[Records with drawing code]

— Begin —

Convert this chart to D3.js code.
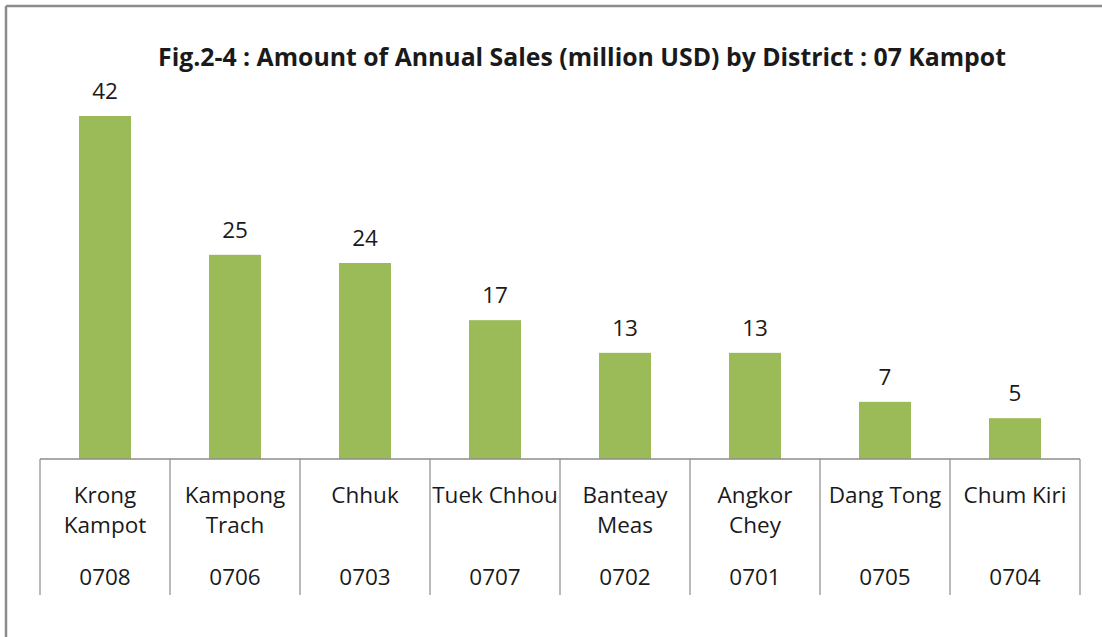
<!DOCTYPE html>
<html>
<head>
<meta charset="utf-8">
<script src="https://cdn.jsdelivr.net/npm/d3@7"></script>
<style>
  body { margin: 0; background: #fff; }
  svg text { font-family: "Open Sans", "Noto Sans", sans-serif; fill: #1a1a1a; }
</style>
</head>
<body>
<div id="chart"></div>
<script>
// district names (two lines where the label wraps), codes and sales values
var districts = [["Krong", "Kampot"], ["Kampong", "Trach"], ["Chhuk"], ["Tuek Chhou"],
  ["Banteay", "Meas"], ["Angkor", "Chey"], ["Dang Tong"], ["Chum Kiri"]];
var codes = ["0708", "0706", "0703", "0707", "0702", "0701", "0705", "0704"];
var sales = [42, 25, 24, 17, 13, 13, 7, 5];

var svgWidth = 1102;
var svgHeight = 637;

var margin = { top: 116, right: 22, bottom: 178, left: 40 };
var width = svgWidth - margin.left - margin.right;
var height = svgHeight - margin.top - margin.bottom;

var svg = d3.select("#chart")
  .append("svg")
  .attr("width", svgWidth)
  .attr("height", svgHeight);

// outer frame (top and left edges only visible)
svg.append("line")
  .attr("x1", 6).attr("x2", svgWidth).attr("y1", 6).attr("y2", 6)
  .attr("stroke", "#8c8c8c").attr("stroke-width", 2.5);
svg.append("line")
  .attr("x1", 6).attr("x2", 6).attr("y1", 6).attr("y2", svgHeight)
  .attr("stroke", "#8c8c8c").attr("stroke-width", 2.5);

// title
svg.append("text")
  .attr("x", 582)
  .attr("y", 66)
  .attr("text-anchor", "middle")
  .attr("font-weight", "bold")
  .attr("font-size", "24.8px")
  .text("Fig.2-4 : Amount of Annual Sales (million USD) by District : 07 Kampot");

var chartGroup = svg.append("g")
  .attr("transform", `translate(${margin.left}, ${margin.top})`);

var xScale = d3.scaleBand()
  .domain(codes)
  .range([0, width])
  .paddingInner(0.6)
  .paddingOuter(0.3);

var yScale = d3.scaleLinear()
  .domain([0, 42])
  .range([height, 0]);

// bars
chartGroup.selectAll("rect.bar")
  .data(sales)
  .enter()
  .append("rect")
  .attr("class", "bar")
  .attr("x", (d, i) => xScale(codes[i]))
  .attr("y", d => yScale(d))
  .attr("width", xScale.bandwidth())
  .attr("height", d => height - yScale(d))
  .attr("fill", "#9bbb59");

// value labels
chartGroup.selectAll("text.value")
  .data(sales)
  .enter()
  .append("text")
  .attr("class", "value")
  .attr("x", (d, i) => xScale(codes[i]) + xScale.bandwidth() / 2)
  .attr("y", d => yScale(d) - 17)
  .attr("text-anchor", "middle")
  .attr("font-size", "22.5px")
  .text(d => d);

// category axis: baseline plus separators between categories
var step = width / codes.length;
var axisG = chartGroup.append("g")
  .attr("transform", `translate(0, ${height})`);

axisG.append("line")
  .attr("x1", 0).attr("x2", width).attr("y1", 0).attr("y2", 0)
  .attr("stroke", "#8c8c8c").attr("stroke-width", 1.5);

axisG.selectAll("line.sep")
  .data(d3.range(codes.length + 1))
  .enter()
  .append("line")
  .attr("class", "sep")
  .attr("x1", d => d * step).attr("x2", d => d * step)
  .attr("y1", 0).attr("y2", 136)
  .attr("stroke", "#8c8c8c").attr("stroke-width", 1.2);

var catLabels = axisG.selectAll("text.cat")
  .data(districts)
  .enter()
  .append("text")
  .attr("class", "cat")
  .attr("text-anchor", "middle")
  .attr("font-size", "22.5px")
  .attr("transform", (d, i) => `translate(${(i + 0.5) * step}, 44)`);

catLabels.selectAll("tspan")
  .data(d => d)
  .enter()
  .append("tspan")
  .attr("x", 0)
  .attr("dy", (d, j) => j === 0 ? 0 : 30)
  .text(d => d);

axisG.selectAll("text.code")
  .data(codes)
  .enter()
  .append("text")
  .attr("class", "code")
  .attr("text-anchor", "middle")
  .attr("font-size", "22.5px")
  .attr("x", (d, i) => (i + 0.5) * step)
  .attr("y", 126)
  .text(d => d);
</script>
</body>
</html>
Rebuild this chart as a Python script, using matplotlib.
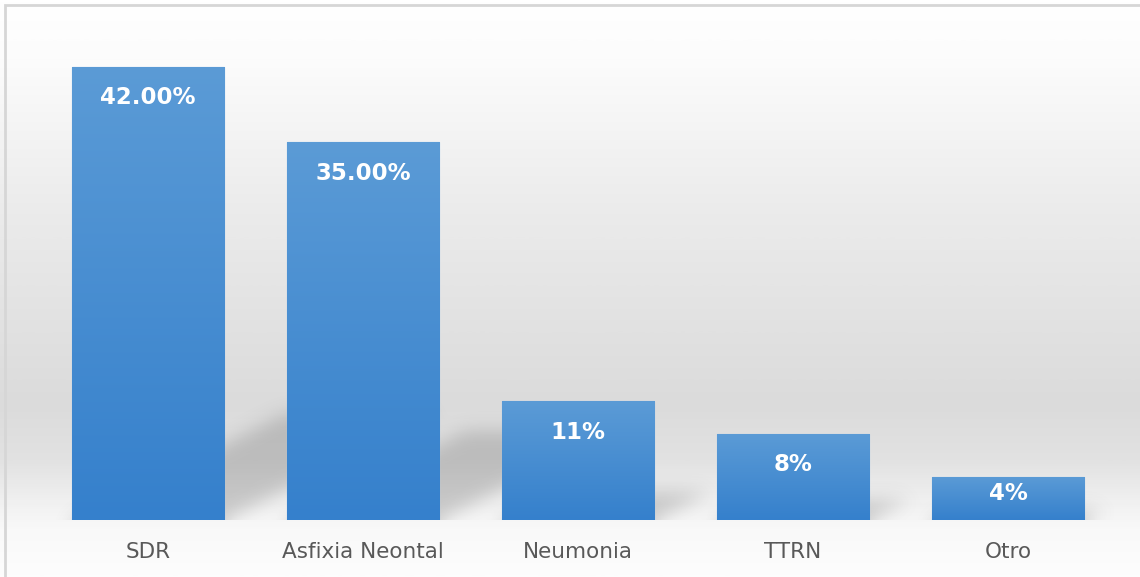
import numpy as np
import matplotlib
matplotlib.use("Agg")
import matplotlib.pyplot as plt
from matplotlib.colors import LinearSegmentedColormap
from matplotlib.patches import Rectangle

# Data
categories = ["SDR", "Asfixia Neontal", "Neumonia", "TTRN", "Otro"]
values = [42.0, 35.0, 11.0, 8.0, 4.0]
value_labels = ["42.00%", "35.00%", "11%", "8%", "4%"]

W, H, DPI = 1140, 577, 100
fig = plt.figure(figsize=(W / DPI, H / DPI), dpi=DPI)
fig.patch.set_facecolor("white")

# Backdrop: vertical gray gradient across the whole chart area
bg_ax = fig.add_axes([0, 0, 1, 1], zorder=-10)
bg_ax.set_axis_off()
stops = [(0.0, "#ffffff"), (0.10, "#fcfcfc"), (0.35, "#ececec"),
         (0.70, "#dbdbdb"), (0.80, "#e2e2e2"), (0.88, "#f2f2f2"),
         (0.92, "#f9f9f9"), (1.0, "#fdfdfd")]
bg_cmap = LinearSegmentedColormap.from_list("bg", stops)
grad = np.linspace(0, 1, 600).reshape(-1, 1)
bg_ax.imshow(grad, cmap=bg_cmap, aspect="auto", extent=[0, 1, 0, 1],
             origin="upper", vmin=0, vmax=1)
bg_ax.set_xlim(0, 1)
bg_ax.set_ylim(0, 1)
# Chart frame (top and left edges visible)
bg_ax.add_patch(Rectangle((5 / W, -0.1), 1.2, 1 - 5 / H + 0.1, fill=False,
                          edgecolor="#d6d6d6", linewidth=2.0,
                          transform=bg_ax.transAxes))

# Plot area
left, right = 40.5, 1115.5
base, top = 520.0, 34.5
ax = fig.add_axes([left / W, (H - base) / H, (right - left) / W, (base - top) / H])
ax.set_facecolor("none")
ymax = 45.0
ax.set_xlim(-0.5, len(categories) - 0.5)
ax.set_ylim(0, ymax)

x = np.arange(len(categories))
bar_w = 0.707

# Soft perspective shadows cast to the right of each bar
nx, ny = int(right - left), int(base - top)
px_per_x = (right - left) / (len(categories))
px_per_y = (base - top) / ymax
xs = -0.5 + (np.arange(nx) + 0.5) / nx * len(categories)
ys = (np.arange(ny) + 0.5) / ny * ymax
XX, YY = np.meshgrid(xs, ys)
slope = 2.0 * px_per_y / px_per_x
mask = np.zeros((ny, nx))
for xc, v in zip(x, values):
    hs = 0.235 * v
    inside = (YY <= hs) & (XX >= xc - bar_w / 2 + slope * YY) & (XX <= xc + bar_w / 2 + slope * YY)
    mask[inside] = 1.0


def blur(a, sigma):
    r = int(3 * sigma)
    k = np.exp(-0.5 * (np.arange(-r, r + 1) / sigma) ** 2)
    k /= k.sum()
    pad = np.pad(a, ((0, 0), (r, r)), mode="edge")
    a = np.array([np.convolve(row, k, mode="valid") for row in pad])
    pad = np.pad(a, ((r, r), (0, 0)), mode="edge")
    a = np.array([np.convolve(col, k, mode="valid") for col in pad.T]).T
    return a


soft = blur(mask, 9.0)
shadow = np.zeros((ny, nx, 4))
shadow[..., :3] = 0.35
shadow[..., 3] = 0.27 * soft
ax.imshow(shadow, extent=[-0.5, len(categories) - 0.5, 0, ymax], origin="lower",
          aspect="auto", zorder=1, interpolation="bilinear")

# Bars with a light-to-dark vertical gradient
bars = ax.bar(x, values, width=bar_w, color="#4a8fd3", edgecolor="#a9cbec",
              linewidth=0.9, zorder=2)
bar_cmap = LinearSegmentedColormap.from_list("bar", ["#3580cc", "#5b9bd6"])
g = np.linspace(0, 1, 256).reshape(-1, 1)
for rect in bars:
    x0, w, h = rect.get_x(), rect.get_width(), rect.get_height()
    im = ax.imshow(g, cmap=bar_cmap, extent=[x0, x0 + w, 0, h], origin="lower",
                   aspect="auto", zorder=2.5)
    im.set_clip_path(rect)

# Value labels inside the top of each bar
for xc, v, lab in zip(x, values, value_labels):
    yl = max(v - 31 / px_per_y, 2.5)
    ax.text(xc, yl, lab, ha="center", va="center", color="white",
            fontsize=16.5, fontweight="bold", zorder=4)

ax.set_xticks(x)
ax.set_xticklabels(categories, fontsize=15.5, color="#595959")
ax.tick_params(axis="x", length=0, pad=16)
ax.set_yticks([])
for s in ax.spines.values():
    s.set_visible(False)

fig.savefig("out.png", dpi=DPI)
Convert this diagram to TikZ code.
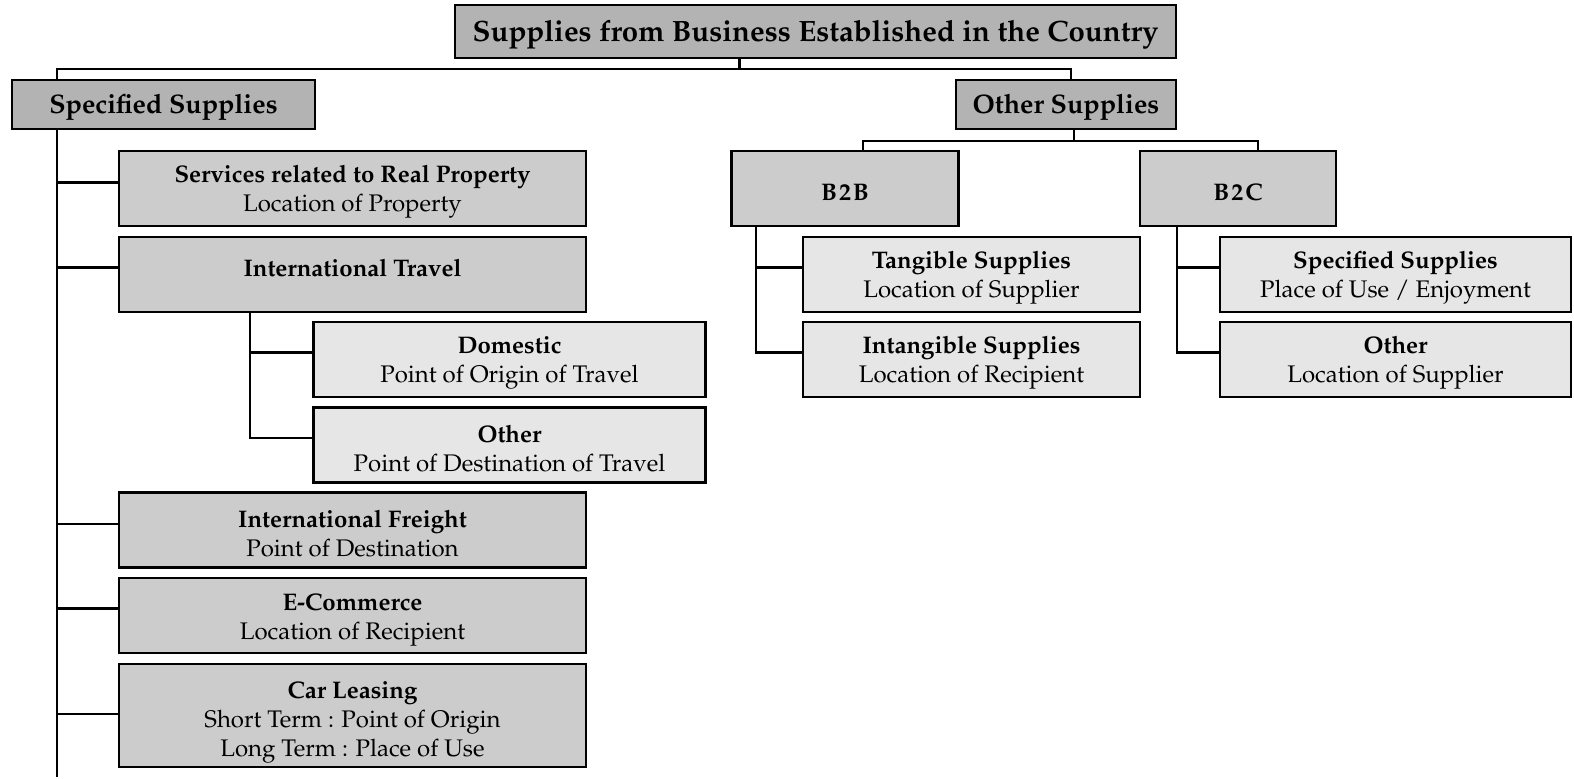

— End —

▸ **What is needed**
Pick out every line holding the string "script" and return it.

▸ **Result**
<script src="https://cdn.jsdelivr.net/npm/d3@7"></script>
<script>
</script>
Rebuild this chart as a Python script, using matplotlib.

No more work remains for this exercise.